А Григорьев... Его стихи тех лет – откровенный дневник его любви. Он то уверялся во взаимных чувствах Антонины и своей власти над нею («Над тобою мне тайная сила дана...»), даже подозревал в ней тщательно скрываемую страстность («Но доколе страданьем и страстью / Мы объяты безумно равно...»), то вдруг сознавал, что она его не понимает, что он ей чужой. В семействе Коршей все, кроме возлюбленной, его раздражали, и все же он, как каторжный, приходил в этот дом каждый вечер. Часто становился замкнутым, скованным и сам признавался: «Я с каждым днем глупею и глупею до невыносимости».
Вы рождены меня терзать –
И речью ласково-холодной,
И принужденностью свободной,
И тем, что трудно вас понять...
...И ничего, чего другие
Не скажут вам, мне не сказать.
Стараниями декана Крылова гостиная Коршей наполнялась молодыми людьми, подающими надежды. И среди них появился молодой дворянин Константин Кавелин, тоже юрист, в будущем – один из лидеров русского либерализма. Рассудительный и несколько холодный, он держался свободно и естественно, словом, был светским человеком. Аполлон видел, что Антонина отдает предпочтение Кавелину, и его терзания усилились еще и бешеной ревностью. Григорьев мрачнел, а окружающие считали, что он нарочно изображает демоническую личность. «У, какой злой сегодня, – говорила хозяйка, Софья Григорьевна, – какой злой, какой старый!»

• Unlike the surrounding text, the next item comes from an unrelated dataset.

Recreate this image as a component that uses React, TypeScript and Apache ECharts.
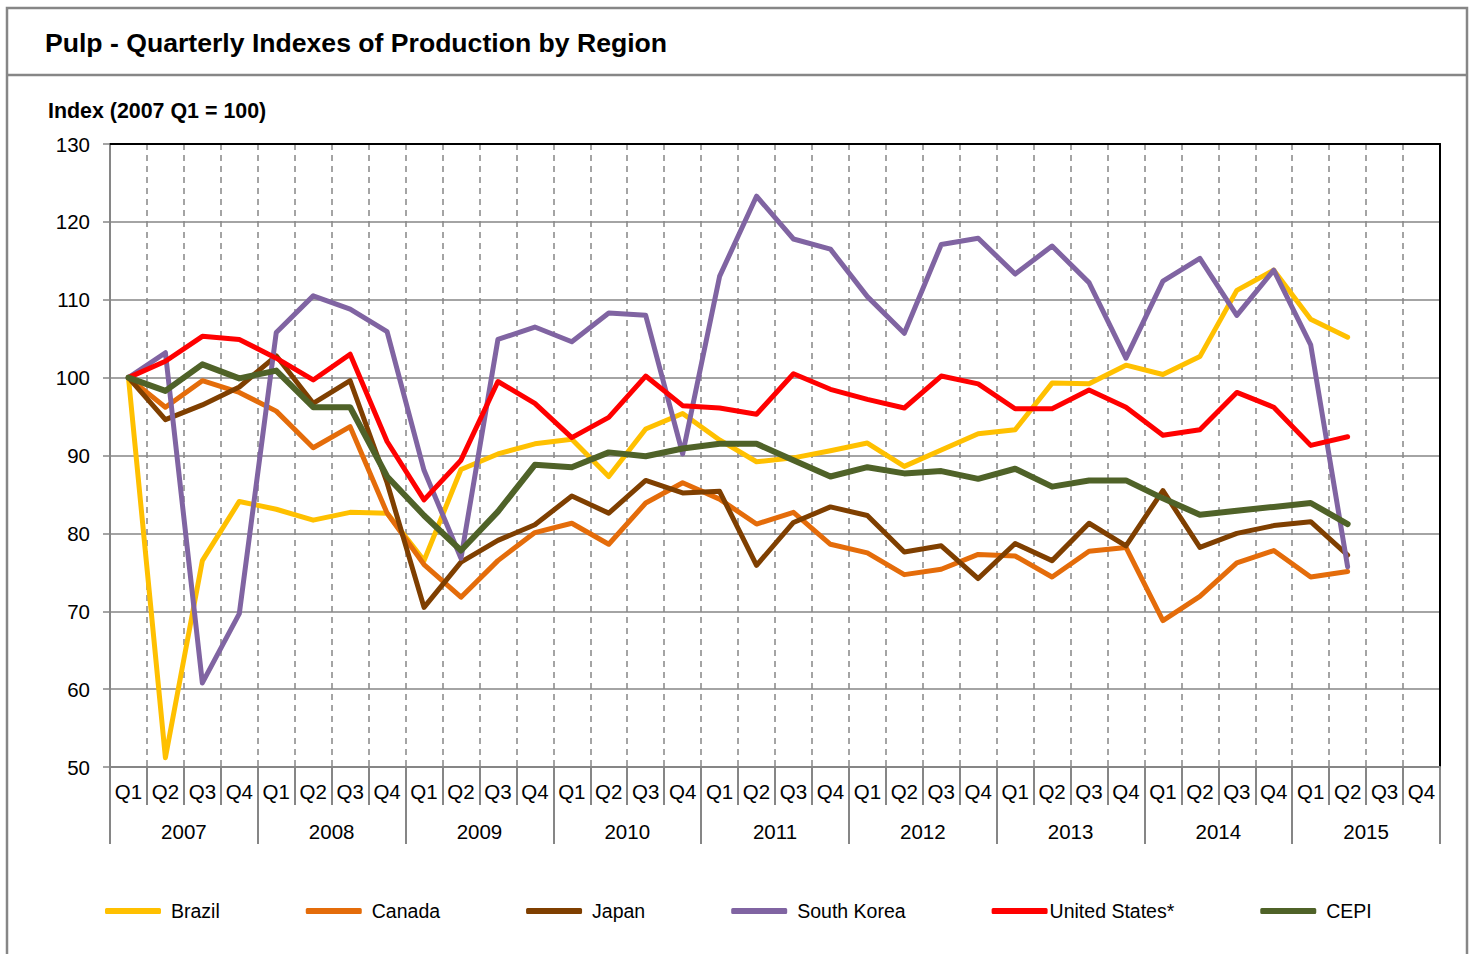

Наконец, Кавелин сообщил Григорьеву, что женится на Антонине. «Наш взгляд на семейную жизнь одинаков», – откровенничал счастливый избранник. «А я, – писал тогда же Григорьев, – я знаю, что я бы измучил ее любовью и ревностью...»
Эта драма отразилась в «Цыганской венгерке»:
Что же ноешь ты, мое
Ретиво сердечко?
Я увидел у нее
На руке колечко!..
Басан, басан, басана,
Басаната, басаната!
Ты другому отдана
Без возврата, без возврата!
(Басан, басаната – на одном из цыганских диалектов означает «играй, наигрывай».)
Да был ли когда-нибудь счастлив Аполлон Григорьев? Был. В творчестве. Разве не счастье сочинить песню, которую тут же подхватят и запоют? А Григорьев прославился при жизни не только «Цыганской венгеркой». Его статья «О комедиях Островского и их значении в литературе и на сцене» впервые заявила современникам о рождении национального русского театра. Другая знаменитая его статья «Взгляд на русскую литературу после смерти Пушкина» впервые определила значение национального гения не только в прошедшем времени, но и в настоящем и в будущем. Именно Григорьев написал: «Пушкин – наше всё». Как поэт Григорьев стоит в литературе того периода наравне со своими друзьями Полонским, Огаревым и Фетом, а лирический цикл «Борьба» сравним с творениями Тютчева и Некрасова. В начале XX века поэзию Аполлона Григорьева высоко оценил Александр Блок, издал в 1916 году том его «Стихотворений», составил библиографию всех известных на ту пору произведений.
Был счастлив Григорьев и в дружбе. Кроме уже названных друзей, он гордился дружбой и сотрудничеством с Островским, Тургеневым, братьями Достоевскими и еще многими писателями, артистами и музыкантами.
А по жизни – горемыка. В июне 1864 года в Санкт-Петербурге Аполлон Григорьев во второй раз угодил в долговую тюрьму. В письме на волю он жаловался, что не может работать: «Не говорю уже о непереносной пище и недостатках в табаке и чае – задолжавши кругом, можно ли что-либо думать?» Через два месяца его выкупила одна бесталанная писательница, которой он обещал отредактировать какие-то сочинения. Аполлон Григорьев прожил на свободе всего четыре дня – 28 сентября 1864 года он умер от апоплексического удара, как тогда именовали инсульт.
Его похоронили в земле нелюбимого города. На проводах было несколько знакомых литераторов и артистов. И большая группа странных незнакомцев в обносках – соседи Григорьева по долговой тюрьме.